>> Begin Materials provided

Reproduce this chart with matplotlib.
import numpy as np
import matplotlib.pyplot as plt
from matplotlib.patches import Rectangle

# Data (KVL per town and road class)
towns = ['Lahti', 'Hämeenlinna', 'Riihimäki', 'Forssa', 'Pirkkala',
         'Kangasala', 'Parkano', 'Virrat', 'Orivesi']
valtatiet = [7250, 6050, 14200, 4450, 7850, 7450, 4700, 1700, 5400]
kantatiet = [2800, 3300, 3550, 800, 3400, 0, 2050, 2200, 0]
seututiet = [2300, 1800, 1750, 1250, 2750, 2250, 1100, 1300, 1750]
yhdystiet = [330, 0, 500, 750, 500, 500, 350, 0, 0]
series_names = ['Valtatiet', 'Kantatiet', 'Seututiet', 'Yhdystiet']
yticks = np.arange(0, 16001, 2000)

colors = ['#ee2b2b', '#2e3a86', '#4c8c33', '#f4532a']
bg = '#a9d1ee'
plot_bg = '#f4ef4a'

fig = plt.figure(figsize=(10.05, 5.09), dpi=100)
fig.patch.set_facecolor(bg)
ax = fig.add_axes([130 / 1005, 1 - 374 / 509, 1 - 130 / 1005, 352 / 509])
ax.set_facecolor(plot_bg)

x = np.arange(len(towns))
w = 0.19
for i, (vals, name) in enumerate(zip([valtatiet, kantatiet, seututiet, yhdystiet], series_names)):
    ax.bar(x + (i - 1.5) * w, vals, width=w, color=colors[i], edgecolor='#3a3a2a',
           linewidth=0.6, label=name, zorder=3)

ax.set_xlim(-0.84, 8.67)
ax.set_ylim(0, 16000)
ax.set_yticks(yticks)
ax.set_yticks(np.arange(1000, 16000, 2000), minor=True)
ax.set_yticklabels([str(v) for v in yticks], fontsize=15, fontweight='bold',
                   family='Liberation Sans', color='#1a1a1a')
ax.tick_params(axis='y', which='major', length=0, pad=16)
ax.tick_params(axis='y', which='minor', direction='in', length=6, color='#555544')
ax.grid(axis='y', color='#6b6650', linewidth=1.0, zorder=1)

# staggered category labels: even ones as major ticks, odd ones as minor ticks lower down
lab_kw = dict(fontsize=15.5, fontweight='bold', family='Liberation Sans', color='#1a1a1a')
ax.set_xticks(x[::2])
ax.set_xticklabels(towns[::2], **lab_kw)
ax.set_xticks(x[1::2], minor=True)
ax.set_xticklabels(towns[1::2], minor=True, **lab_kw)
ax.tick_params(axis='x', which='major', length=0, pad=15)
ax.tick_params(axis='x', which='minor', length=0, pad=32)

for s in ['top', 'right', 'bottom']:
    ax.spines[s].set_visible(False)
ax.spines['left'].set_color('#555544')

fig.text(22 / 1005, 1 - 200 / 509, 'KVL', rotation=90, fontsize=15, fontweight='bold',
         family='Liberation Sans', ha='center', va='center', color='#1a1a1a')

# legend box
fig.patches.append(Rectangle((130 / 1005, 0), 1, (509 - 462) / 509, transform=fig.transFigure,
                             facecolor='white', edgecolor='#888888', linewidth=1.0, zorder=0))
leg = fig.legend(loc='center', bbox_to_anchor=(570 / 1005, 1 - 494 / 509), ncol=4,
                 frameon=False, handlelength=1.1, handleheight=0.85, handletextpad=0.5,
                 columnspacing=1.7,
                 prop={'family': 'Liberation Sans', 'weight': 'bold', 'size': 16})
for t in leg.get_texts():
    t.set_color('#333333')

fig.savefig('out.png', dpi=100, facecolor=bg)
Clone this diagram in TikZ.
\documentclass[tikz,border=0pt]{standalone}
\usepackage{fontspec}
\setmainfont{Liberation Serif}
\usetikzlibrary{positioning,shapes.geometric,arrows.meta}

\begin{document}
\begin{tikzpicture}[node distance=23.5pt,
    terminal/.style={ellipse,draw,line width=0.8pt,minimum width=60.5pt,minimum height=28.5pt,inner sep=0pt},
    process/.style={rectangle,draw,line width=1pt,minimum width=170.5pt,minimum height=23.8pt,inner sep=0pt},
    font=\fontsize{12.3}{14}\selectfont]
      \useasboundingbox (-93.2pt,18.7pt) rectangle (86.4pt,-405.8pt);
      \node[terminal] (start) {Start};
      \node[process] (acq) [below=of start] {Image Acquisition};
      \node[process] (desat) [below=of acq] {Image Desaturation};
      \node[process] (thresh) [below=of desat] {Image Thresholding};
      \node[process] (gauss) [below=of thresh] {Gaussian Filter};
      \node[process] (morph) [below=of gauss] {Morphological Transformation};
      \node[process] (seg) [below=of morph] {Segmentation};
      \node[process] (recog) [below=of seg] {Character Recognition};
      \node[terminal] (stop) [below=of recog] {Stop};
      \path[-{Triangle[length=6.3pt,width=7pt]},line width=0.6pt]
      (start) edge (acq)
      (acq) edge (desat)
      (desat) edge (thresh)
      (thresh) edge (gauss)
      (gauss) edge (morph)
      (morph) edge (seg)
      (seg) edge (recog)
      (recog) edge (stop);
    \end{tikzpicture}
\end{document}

>> End Materials provided

Exercise details:
Write out the data exactly as it stands.

Full solution:
Reproduce this chart with matplotlib.
import numpy as np
import matplotlib.pyplot as plt
from matplotlib.patches import Rectangle

# Data (KVL per town and road class)
towns = ['Lahti', 'Hämeenlinna', 'Riihimäki', 'Forssa', 'Pirkkala',
         'Kangasala', 'Parkano', 'Virrat', 'Orivesi']
valtatiet = [7250, 6050, 14200, 4450, 7850, 7450, 4700, 1700, 5400]
kantatiet = [2800, 3300, 3550, 800, 3400, 0, 2050, 2200, 0]
seututiet = [2300, 1800, 1750, 1250, 2750, 2250, 1100, 1300, 1750]
yhdystiet = [330, 0, 500, 750, 500, 500, 350, 0, 0]
series_names = ['Valtatiet', 'Kantatiet', 'Seututiet', 'Yhdystiet']
yticks = np.arange(0, 16001, 2000)

colors = ['#ee2b2b', '#2e3a86', '#4c8c33', '#f4532a']
bg = '#a9d1ee'
plot_bg = '#f4ef4a'

fig = plt.figure(figsize=(10.05, 5.09), dpi=100)
fig.patch.set_facecolor(bg)
ax = fig.add_axes([130 / 1005, 1 - 374 / 509, 1 - 130 / 1005, 352 / 509])
ax.set_facecolor(plot_bg)

x = np.arange(len(towns))
w = 0.19
for i, (vals, name) in enumerate(zip([valtatiet, kantatiet, seututiet, yhdystiet], series_names)):
    ax.bar(x + (i - 1.5) * w, vals, width=w, color=colors[i], edgecolor='#3a3a2a',
           linewidth=0.6, label=name, zorder=3)

ax.set_xlim(-0.84, 8.67)
ax.set_ylim(0, 16000)
ax.set_yticks(yticks)
ax.set_yticks(np.arange(1000, 16000, 2000), minor=True)
ax.set_yticklabels([str(v) for v in yticks], fontsize=15, fontweight='bold',
                   family='Liberation Sans', color='#1a1a1a')
ax.tick_params(axis='y', which='major', length=0, pad=16)
ax.tick_params(axis='y', which='minor', direction='in', length=6, color='#555544')
ax.grid(axis='y', color='#6b6650', linewidth=1.0, zorder=1)

# staggered category labels: even ones as major ticks, odd ones as minor ticks lower down
lab_kw = dict(fontsize=15.5, fontweight='bold', family='Liberation Sans', color='#1a1a1a')
ax.set_xticks(x[::2])
ax.set_xticklabels(towns[::2], **lab_kw)
ax.set_xticks(x[1::2], minor=True)
ax.set_xticklabels(towns[1::2], minor=True, **lab_kw)
ax.tick_params(axis='x', which='major', length=0, pad=15)
ax.tick_params(axis='x', which='minor', length=0, pad=32)

for s in ['top', 'right', 'bottom']:
    ax.spines[s].set_visible(False)
ax.spines['left'].set_color('#555544')

fig.text(22 / 1005, 1 - 200 / 509, 'KVL', rotation=90, fontsize=15, fontweight='bold',
         family='Liberation Sans', ha='center', va='center', color='#1a1a1a')

# legend box
fig.patches.append(Rectangle((130 / 1005, 0), 1, (509 - 462) / 509, transform=fig.transFigure,
                             facecolor='white', edgecolor='#888888', linewidth=1.0, zorder=0))
leg = fig.legend(loc='center', bbox_to_anchor=(570 / 1005, 1 - 494 / 509), ncol=4,
                 frameon=False, handlelength=1.1, handleheight=0.85, handletextpad=0.5,
                 columnspacing=1.7,
                 prop={'family': 'Liberation Sans', 'weight': 'bold', 'size': 16})
for t in leg.get_texts():
    t.set_color('#333333')

fig.savefig('out.png', dpi=100, facecolor=bg)
Clone this diagram in TikZ.
\documentclass[tikz,border=0pt]{standalone}
\usepackage{fontspec}
\setmainfont{Liberation Serif}
\usetikzlibrary{positioning,shapes.geometric,arrows.meta}

\begin{document}
\begin{tikzpicture}[node distance=23.5pt,
    terminal/.style={ellipse,draw,line width=0.8pt,minimum width=60.5pt,minimum height=28.5pt,inner sep=0pt},
    process/.style={rectangle,draw,line width=1pt,minimum width=170.5pt,minimum height=23.8pt,inner sep=0pt},
    font=\fontsize{12.3}{14}\selectfont]
      \useasboundingbox (-93.2pt,18.7pt) rectangle (86.4pt,-405.8pt);
      \node[terminal] (start) {Start};
      \node[process] (acq) [below=of start] {Image Acquisition};
      \node[process] (desat) [below=of acq] {Image Desaturation};
      \node[process] (thresh) [below=of desat] {Image Thresholding};
      \node[process] (gauss) [below=of thresh] {Gaussian Filter};
      \node[process] (morph) [below=of gauss] {Morphological Transformation};
      \node[process] (seg) [below=of morph] {Segmentation};
      \node[process] (recog) [below=of seg] {Character Recognition};
      \node[terminal] (stop) [below=of recog] {Stop};
      \path[-{Triangle[length=6.3pt,width=7pt]},line width=0.6pt]
      (start) edge (acq)
      (acq) edge (desat)
      (desat) edge (thresh)
      (thresh) edge (gauss)
      (gauss) edge (morph)
      (morph) edge (seg)
      (seg) edge (recog)
      (recog) edge (stop);
    \end{tikzpicture}
\end{document}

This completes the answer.